The Natural Philosopher wrote:
Palindrome wrote:

The Natural Philosopher wrote:

Palindrome wrote:

The Natural Philosopher wrote:

Cerumen wrote:

wrote in message
oups.com...
On 27 Jun, 08:45, "the_constructor" wrote:

Hi,

I have two 8Amp battery chargers that I use on my mobility
scooters that
need repairing.

Do you know someone or a company who can repair them please.

Each battery charger new is about £145 and I don't really fancy
binning
them.

There will be a transformer rectifier unit plus a controller of
some sort, a sealed unit full of electronics probably these days.
Without test meters you can't check the rectifier unit or the
electronics and if the transformer isn't burnt out you are stumped.



Huh? most of the ones I have seen for lead acid anyway are just
transformer rectifiers..with enough impedance in them to reduce to
trickle as the battery voltage nears 'fully charged'



The "impedance in them" limits the initial charging current. It does
not cause the current to reduce to a trickle.

Trickle chargers limit the current to a trickle at all times. They
are safe enough, but will typically take 10 hours to charge a battery.

Cheap "transformer rectifier" chargers are unregulated. They may
easily charge at too high a rate during initial charge and have too
high an output voltage to leave "charging", once the battery is
charged. The final "trickle" charge is determined by the charger
output voltage - not the "impedance".

Both actually.



Nope. The impedance of the supply has to be low to deliver a high
normal charging current. Unless that impedance is altered as the
battery reaches its charged state (ie not a cheap
transformer-rectifier charger), the supply impedance remains low - too
low to affect the trickle current level.



You forget that I=Vdiff/R..drive from a low voltage and the current
reduces as the battery charges. However in theory at least, and rather
horrendously in practice sometimes, a low power supply impedance will
ultimately end up in I tending to infinity with the usual result..

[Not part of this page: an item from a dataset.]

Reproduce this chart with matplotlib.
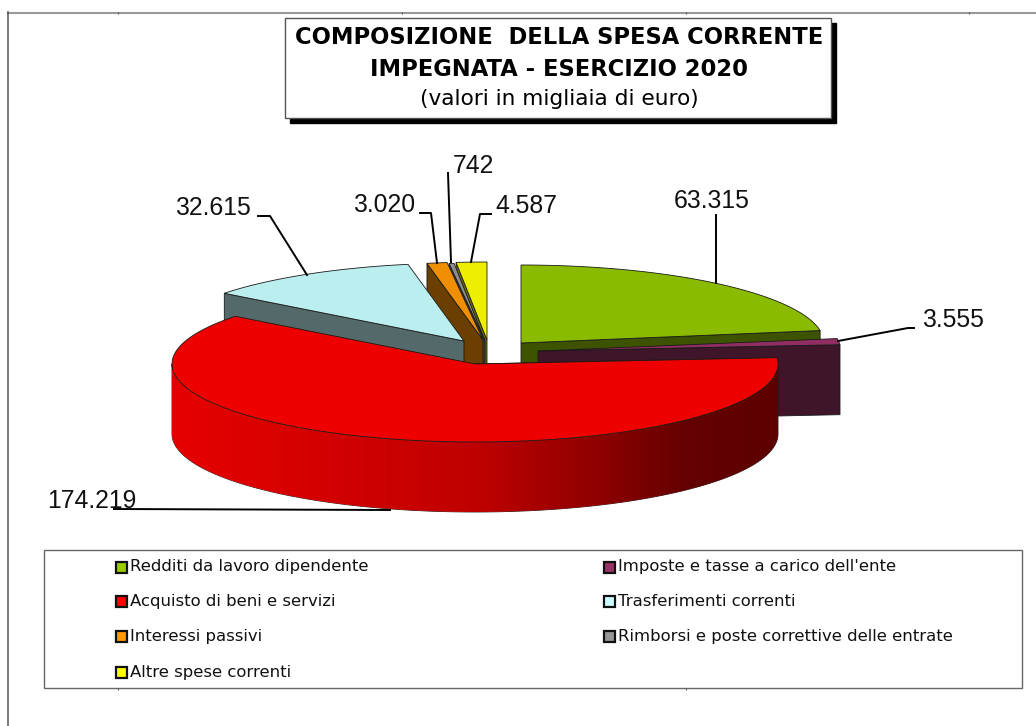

Nope. The I decreases because the Vdiff decreases - not because R
increases. R remains constant. Even cheap chargers usually limit Imax
for high VDiff - too many people connect chargers to car batteries with
the 6v12v slide switch set incorrectly. Things have moved on from
selenium rectifiers and moving iron meters..

However, the basic point is that "cheap and cheerful" car battery
chargers should not be used with batteries of the type normally fitted
to mobility scooters. It certainly can end up with things heading
towards infinity - such as bits of the battery.